Gold was generously used to adorn these meticulously designed miniatures: illuminating text, highlighting architectural structures, armour and clothing, or found in the decorative borders. Artisans would prepare a paint made out of finely powdered gold, which would be used on top of a special kind of gold-flecked vellum paper.

By the eighteenth century, the Mughal court was in decline, meaning fewer miniatures were produced by the royal workshops. With the advent of expanding British colonialism and the dominance of the East India Company (which later became the British Raj), Mughal miniatures were looted or transported to Europe.

Medieval and Renaissance Italy

Generous amounts of gold leaf were applied to paintings in thirteenth- and fourteenth-century Italy, during the end of the Middle Ages and the emergence of the Renaissance.

Because the Church was the most important patron of the arts, a demand for religious and divine subject matters provided the perfect context in which to use luminous gold – a pigment that could embody celestial, heavenly light, or the Holy Spirit.

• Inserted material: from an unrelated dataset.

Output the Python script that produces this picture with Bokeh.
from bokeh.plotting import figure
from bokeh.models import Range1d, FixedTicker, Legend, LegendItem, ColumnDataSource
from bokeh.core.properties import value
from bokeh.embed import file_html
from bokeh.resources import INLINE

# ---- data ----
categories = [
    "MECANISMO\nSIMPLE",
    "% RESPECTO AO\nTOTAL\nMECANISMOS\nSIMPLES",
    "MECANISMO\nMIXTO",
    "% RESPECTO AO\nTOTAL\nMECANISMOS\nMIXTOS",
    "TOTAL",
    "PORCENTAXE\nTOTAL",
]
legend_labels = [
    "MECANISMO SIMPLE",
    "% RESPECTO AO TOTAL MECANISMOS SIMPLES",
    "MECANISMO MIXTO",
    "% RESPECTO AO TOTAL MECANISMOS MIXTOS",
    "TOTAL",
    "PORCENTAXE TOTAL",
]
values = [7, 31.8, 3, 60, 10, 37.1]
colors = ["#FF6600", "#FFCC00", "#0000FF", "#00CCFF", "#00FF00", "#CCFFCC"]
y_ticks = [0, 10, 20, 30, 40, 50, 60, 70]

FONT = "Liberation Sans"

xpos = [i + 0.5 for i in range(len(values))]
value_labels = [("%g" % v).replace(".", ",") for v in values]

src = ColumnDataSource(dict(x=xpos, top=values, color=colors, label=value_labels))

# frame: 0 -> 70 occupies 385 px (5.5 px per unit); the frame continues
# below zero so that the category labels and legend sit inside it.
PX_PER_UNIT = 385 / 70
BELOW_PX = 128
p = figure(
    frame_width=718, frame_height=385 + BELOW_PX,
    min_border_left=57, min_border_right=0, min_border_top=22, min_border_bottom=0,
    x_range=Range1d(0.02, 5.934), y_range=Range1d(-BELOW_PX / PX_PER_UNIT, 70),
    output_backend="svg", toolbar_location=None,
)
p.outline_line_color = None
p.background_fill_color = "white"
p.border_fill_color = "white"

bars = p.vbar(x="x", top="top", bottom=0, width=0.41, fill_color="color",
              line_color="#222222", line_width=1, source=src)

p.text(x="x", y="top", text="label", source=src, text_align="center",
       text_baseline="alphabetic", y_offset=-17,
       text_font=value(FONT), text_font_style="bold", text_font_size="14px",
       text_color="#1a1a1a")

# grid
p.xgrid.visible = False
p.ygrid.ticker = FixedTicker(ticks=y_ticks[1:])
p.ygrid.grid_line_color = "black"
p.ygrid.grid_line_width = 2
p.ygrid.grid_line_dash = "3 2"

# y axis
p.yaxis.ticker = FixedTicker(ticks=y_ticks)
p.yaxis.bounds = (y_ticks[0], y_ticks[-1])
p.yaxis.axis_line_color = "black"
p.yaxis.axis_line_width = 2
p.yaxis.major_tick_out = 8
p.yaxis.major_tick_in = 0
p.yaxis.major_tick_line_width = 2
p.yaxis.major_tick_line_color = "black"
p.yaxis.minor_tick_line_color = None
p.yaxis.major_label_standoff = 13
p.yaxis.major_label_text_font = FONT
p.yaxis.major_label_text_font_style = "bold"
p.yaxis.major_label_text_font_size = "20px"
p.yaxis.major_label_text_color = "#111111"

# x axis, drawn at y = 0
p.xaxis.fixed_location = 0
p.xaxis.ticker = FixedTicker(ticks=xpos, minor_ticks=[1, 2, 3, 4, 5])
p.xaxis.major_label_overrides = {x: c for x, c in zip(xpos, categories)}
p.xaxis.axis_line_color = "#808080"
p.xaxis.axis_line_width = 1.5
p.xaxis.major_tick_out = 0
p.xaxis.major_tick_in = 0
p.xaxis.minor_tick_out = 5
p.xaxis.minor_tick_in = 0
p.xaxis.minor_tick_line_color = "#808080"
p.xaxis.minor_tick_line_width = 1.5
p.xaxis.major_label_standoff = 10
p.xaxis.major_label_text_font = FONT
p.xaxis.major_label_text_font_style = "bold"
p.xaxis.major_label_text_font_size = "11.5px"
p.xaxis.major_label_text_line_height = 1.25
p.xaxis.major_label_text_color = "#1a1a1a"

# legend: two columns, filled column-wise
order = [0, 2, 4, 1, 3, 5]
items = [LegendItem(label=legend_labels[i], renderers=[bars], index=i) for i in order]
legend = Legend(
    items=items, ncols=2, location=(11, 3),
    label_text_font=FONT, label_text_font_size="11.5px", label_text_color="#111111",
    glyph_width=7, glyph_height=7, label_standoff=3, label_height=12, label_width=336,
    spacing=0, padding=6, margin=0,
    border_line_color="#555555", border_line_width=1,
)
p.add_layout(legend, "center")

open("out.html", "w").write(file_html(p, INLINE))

Among its many applications, gold leaf was used to illuminate architectural settings in the paintings of Giotto di Bondone, Duccio, Fra Angelico and Cimabue – gold-ground panel painting and altarpieces, and embellish the halos of divine, saintly figures.

Doge Leonardo Loredan

Doge Leonardo Loredan 1501-2

Giovanni Bellini (1431/1436–1516)

The National Gallery, London

To create gold panel painting was a lengthy process which involved many artisans – a special process called 'water-gilding' was used to apply thin gold-leaf to wooden panel paintings. The panel would then be burnished to create a glittering, brilliant surface.

Portrait of a Lady

Portrait of a Lady about 1465

Alesso Baldovinetti (c.1426–1499)

The National Gallery, London

In this exquisite painting by Alesso Baldovinetti (c.1426–1499), the woman's flaxen hair and golden dress are accentuated by the gold leaf of the painting's frame.

Modern times

In 1907, the Symbolist artist Gustav Klimt (1862–1918) completed his portrait of Adele Bloch-Bauer, immortalising her in one of the most famous paintings of the twentieth century.

Created during Klimt's 'Golden phase', this painting is deemed to be an expression of desire and reverence.

The Kiss

The Kiss

1907–1908, oil on canvas by Gustav Klimt (1862–1918)

Klimt's obsession with gold lasted for nearly a decade and took place at the turn of the twentieth century.

Influenced by classical, Byzantine and Renaissance art, Klimt's golden works paid homage to many centuries of art history in which gold leaf was a commonly applied pigment. But his work also introduced an avant-garde Viennese style, referencing the Arts and Crafts Movement in Britain as well as the emergence of Art Nouveau (or Judengstil as it was called in Germany and Austria).

Flowers I

Flowers I 2014

Kerr Rodgie (b.1992)

Art & Heritage Collections, Robert Gordon University

In contemporary culture, gold continues to convey a myriad of different meanings, and is typically still used to symbolise prosperity, fortune and success.

The symbolism of gold has been communicated across centuries and cultures. Its influential presence and psychology have been so great, the colour has transcended visual culture and entered our language: 'golden days', 'as good as gold', even 'fool's gold'...

In many ways, gold has shaped our world, as much as we have moulded it into our material culture.